'Govt needs to turn business-friendly, simplify laws'
Feb 22 2013, 19:27 | By SME Mentor
Snehdeep Aggarwal, Founder and Chairman, Bhartiya International
Dear Mr Finance Minister,
Our political leaders claim we are making big strides as a developing nation. But the truth is, compared to the rest of the world or even countries like China (a nation always mentioned alongside ours), the processes involved in setting up a new business are complex and unfriendly. While things are improving in a few states, the other states are lagging.
Falling at hurdles
Our biggest grouse is that dealing with government is a nightmarish experience because processes are complicated and hierarchical. There is no single-window concept in our country! For clearances even in the smallest of projects, multiple agencies are involved and this leads to uncertainty and delays for business owners.
We therefore urge you, Mr Finance Minister, to simplify the laws and make them more business friendly. We also request you to create a stable policy and regulatory environment. Frequent changes in these areas lead to uncertainty and delays and this eventually mars progress, especially of small business owners.

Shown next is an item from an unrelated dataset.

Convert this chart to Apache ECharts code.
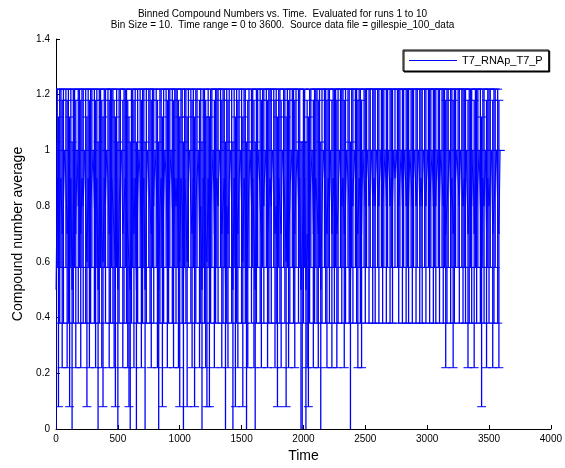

We also believe the current regulatory and tax regime does not sufficiently support the export sector. Appropriate incentives and tax breaks to promote exports would offset high transaction costs as well as the additional costs attributable to inadequate infrastructure both in the social and manufacturing sectors.
While on the issue of taxation, we would like to draw your attention to the fact that although 25 per cent of our profits go towards taxation, the tax collection system is tardy. In countries such as Switzerland, assesses can have a negotiated tax settlement in advance of starting a business. This gives them a sense of certainty and the settlement is valid for the life of the business, unlike in India where there are delays in just about everything that concerns a judicial procedure.
Stop wasting tax revenue
While you have very clear policies on the corporate tax structure, we are very disappointed that a large part of the tax revenue is spent on populist schemes for political gains rather than long-term development of the economy. We are compelled to point out that the need of the hour is to use tax revenues on improvement of infrastructure, healthcare and education in India.
Bhartiya International Ltd is a player in the leather garment business and earns a majority of its revenue from exports to European countries.